Saved data entries
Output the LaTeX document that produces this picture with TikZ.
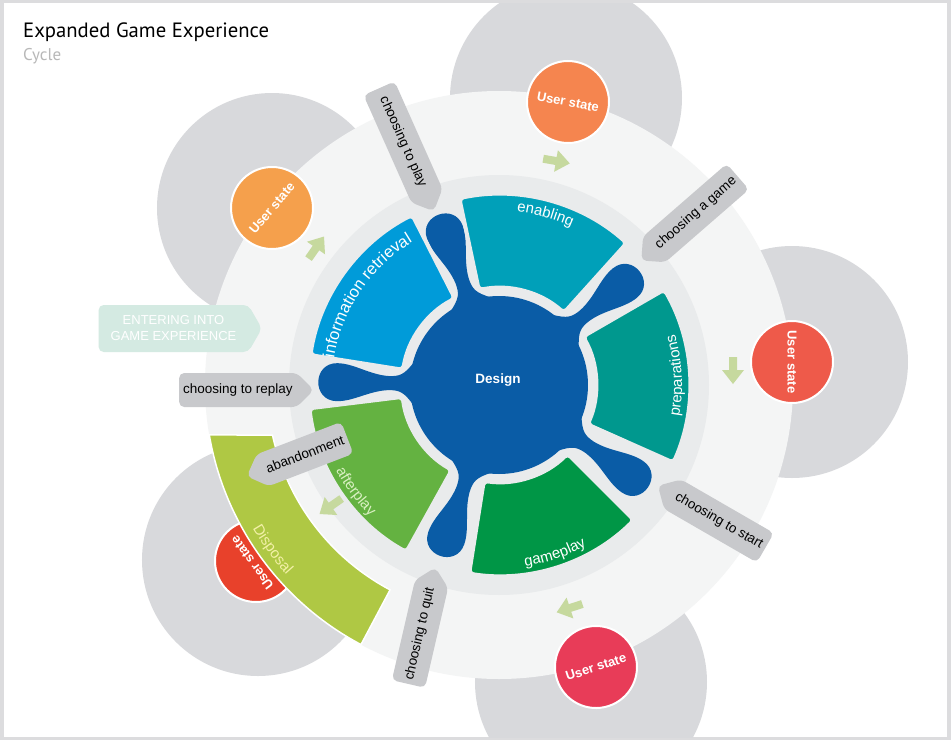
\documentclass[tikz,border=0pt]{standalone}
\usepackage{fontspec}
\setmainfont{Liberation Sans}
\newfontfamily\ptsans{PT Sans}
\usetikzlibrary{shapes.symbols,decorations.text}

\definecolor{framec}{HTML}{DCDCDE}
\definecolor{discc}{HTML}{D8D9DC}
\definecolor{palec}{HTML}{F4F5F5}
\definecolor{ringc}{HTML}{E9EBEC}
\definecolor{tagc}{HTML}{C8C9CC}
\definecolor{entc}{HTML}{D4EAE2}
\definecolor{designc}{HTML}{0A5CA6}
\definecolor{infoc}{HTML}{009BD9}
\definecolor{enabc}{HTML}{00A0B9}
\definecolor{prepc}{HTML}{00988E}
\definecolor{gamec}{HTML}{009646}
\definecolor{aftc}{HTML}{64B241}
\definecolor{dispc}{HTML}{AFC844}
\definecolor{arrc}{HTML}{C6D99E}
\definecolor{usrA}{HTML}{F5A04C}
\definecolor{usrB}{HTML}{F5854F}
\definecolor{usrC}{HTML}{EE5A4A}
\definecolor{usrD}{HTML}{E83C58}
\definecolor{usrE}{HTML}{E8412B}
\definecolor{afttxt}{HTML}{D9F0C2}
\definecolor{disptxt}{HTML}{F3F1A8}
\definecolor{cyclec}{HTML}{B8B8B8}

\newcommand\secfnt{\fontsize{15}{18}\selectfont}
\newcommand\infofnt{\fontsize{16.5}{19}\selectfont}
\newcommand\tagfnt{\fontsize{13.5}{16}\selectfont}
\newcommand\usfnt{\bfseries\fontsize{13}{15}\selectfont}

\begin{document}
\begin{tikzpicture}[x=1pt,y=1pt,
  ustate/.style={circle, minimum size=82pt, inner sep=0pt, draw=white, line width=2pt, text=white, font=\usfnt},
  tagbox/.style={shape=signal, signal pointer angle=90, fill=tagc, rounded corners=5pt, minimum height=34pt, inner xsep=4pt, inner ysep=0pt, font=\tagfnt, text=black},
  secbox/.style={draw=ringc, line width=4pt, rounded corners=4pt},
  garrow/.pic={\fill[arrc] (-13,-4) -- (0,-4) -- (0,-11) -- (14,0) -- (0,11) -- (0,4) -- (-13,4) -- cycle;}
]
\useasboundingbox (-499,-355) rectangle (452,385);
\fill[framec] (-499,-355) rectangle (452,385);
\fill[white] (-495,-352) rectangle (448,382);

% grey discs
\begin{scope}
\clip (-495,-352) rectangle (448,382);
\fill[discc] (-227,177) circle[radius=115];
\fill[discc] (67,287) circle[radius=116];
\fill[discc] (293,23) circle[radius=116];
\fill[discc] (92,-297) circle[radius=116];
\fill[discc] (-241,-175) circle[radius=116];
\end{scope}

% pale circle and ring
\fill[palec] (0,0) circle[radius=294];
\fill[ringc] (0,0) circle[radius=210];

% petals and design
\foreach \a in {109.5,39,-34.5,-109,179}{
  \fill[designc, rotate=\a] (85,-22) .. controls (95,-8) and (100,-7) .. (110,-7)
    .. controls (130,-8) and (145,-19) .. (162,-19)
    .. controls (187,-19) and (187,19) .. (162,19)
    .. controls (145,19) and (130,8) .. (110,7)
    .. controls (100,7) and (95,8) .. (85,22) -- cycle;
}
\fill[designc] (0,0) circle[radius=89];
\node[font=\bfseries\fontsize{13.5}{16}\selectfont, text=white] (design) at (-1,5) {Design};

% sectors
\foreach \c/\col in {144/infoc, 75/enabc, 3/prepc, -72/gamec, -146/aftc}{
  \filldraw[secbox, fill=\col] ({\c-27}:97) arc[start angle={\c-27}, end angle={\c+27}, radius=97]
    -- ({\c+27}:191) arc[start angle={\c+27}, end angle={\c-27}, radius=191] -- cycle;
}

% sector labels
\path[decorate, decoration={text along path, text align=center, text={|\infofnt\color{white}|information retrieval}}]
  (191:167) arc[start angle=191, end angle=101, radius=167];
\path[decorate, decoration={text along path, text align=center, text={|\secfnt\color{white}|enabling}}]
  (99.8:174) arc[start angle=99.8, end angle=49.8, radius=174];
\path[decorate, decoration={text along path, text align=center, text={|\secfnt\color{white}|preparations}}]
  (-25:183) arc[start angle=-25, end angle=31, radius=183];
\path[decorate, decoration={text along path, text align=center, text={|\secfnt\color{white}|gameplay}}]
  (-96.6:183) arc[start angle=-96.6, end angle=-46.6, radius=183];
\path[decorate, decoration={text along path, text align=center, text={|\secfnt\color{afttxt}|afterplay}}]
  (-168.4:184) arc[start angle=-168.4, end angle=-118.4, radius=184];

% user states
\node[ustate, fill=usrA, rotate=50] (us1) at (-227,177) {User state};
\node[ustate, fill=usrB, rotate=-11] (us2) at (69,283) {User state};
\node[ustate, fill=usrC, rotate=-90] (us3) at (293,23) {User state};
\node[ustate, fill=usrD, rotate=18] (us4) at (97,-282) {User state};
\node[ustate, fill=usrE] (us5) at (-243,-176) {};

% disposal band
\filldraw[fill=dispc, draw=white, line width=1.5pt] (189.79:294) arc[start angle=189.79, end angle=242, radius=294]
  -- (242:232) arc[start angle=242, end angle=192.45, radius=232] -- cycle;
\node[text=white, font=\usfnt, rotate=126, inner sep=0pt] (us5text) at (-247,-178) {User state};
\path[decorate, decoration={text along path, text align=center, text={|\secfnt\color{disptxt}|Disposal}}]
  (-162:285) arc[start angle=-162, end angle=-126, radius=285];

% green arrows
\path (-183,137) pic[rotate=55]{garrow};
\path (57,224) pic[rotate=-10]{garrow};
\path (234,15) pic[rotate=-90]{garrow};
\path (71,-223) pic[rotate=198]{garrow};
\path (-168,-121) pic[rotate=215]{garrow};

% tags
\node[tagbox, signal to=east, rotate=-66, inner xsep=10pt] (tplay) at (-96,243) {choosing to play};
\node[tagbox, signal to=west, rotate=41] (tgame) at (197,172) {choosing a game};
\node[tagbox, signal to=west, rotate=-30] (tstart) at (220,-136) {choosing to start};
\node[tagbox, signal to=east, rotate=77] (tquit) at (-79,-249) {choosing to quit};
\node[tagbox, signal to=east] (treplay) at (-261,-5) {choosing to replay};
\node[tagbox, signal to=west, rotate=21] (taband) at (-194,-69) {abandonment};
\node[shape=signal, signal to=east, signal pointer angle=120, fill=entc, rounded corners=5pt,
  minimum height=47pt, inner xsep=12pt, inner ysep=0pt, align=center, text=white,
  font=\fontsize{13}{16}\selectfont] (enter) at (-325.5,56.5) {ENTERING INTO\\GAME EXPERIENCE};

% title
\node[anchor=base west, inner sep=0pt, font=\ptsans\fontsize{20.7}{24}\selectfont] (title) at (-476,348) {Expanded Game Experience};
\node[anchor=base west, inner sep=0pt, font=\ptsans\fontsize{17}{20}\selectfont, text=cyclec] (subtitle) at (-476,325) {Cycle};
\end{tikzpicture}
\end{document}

--

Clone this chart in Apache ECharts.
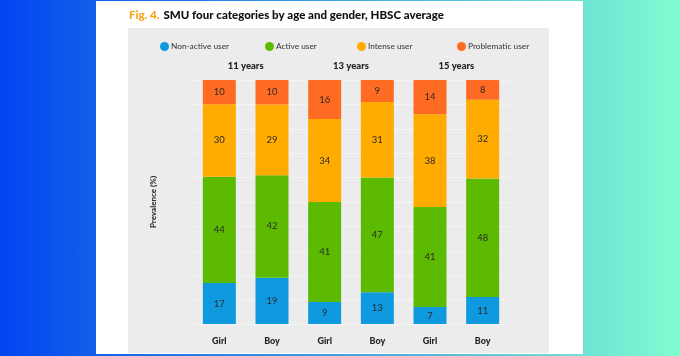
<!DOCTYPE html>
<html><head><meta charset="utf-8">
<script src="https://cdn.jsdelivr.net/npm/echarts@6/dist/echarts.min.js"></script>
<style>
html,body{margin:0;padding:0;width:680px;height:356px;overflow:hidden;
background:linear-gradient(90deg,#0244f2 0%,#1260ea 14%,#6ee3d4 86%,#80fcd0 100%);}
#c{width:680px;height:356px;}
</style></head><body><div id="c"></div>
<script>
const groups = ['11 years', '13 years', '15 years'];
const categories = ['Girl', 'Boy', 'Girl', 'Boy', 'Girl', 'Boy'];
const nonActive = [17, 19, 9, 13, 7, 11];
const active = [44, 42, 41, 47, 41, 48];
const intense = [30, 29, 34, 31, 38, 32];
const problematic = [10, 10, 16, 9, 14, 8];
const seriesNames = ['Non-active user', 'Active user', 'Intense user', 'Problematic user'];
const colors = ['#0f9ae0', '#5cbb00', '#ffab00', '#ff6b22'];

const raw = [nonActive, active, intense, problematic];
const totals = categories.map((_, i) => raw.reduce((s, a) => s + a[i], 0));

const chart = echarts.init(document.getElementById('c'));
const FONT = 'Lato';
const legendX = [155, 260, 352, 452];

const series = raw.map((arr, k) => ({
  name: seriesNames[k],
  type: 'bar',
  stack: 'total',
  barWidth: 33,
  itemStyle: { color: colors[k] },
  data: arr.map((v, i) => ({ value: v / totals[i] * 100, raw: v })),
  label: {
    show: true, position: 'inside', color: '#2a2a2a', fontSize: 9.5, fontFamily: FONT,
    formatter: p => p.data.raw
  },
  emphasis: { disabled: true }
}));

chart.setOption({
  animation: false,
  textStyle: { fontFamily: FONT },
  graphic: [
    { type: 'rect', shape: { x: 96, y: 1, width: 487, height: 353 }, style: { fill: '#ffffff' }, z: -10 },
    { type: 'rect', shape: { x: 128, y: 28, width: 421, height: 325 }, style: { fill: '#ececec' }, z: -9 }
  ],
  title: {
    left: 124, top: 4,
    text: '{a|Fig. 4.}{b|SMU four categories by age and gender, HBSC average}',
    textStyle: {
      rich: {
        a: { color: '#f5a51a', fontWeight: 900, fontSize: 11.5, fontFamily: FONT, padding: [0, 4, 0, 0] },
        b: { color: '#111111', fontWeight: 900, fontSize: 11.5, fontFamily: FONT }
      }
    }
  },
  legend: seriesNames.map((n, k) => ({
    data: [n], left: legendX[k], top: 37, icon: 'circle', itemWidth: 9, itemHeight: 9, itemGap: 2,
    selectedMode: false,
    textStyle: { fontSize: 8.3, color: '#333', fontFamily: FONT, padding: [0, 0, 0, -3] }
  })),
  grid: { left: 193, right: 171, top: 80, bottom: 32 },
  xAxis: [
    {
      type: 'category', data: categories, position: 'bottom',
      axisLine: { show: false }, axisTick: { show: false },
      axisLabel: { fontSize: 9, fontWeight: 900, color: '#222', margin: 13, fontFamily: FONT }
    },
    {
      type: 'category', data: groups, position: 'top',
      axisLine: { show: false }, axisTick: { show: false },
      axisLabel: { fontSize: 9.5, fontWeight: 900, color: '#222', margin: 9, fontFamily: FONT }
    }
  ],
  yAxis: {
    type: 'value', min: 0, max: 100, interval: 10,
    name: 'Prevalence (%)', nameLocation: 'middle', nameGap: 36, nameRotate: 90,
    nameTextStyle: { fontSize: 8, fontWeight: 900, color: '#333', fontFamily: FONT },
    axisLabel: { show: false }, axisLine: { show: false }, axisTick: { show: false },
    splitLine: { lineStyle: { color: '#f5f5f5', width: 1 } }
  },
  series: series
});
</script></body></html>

_Problem statement:_ Search the entries for the string "this" and collect each line that has it.

_The reply:_
Output the LaTeX document that produces this picture with TikZ.
Clone this chart in Apache ECharts.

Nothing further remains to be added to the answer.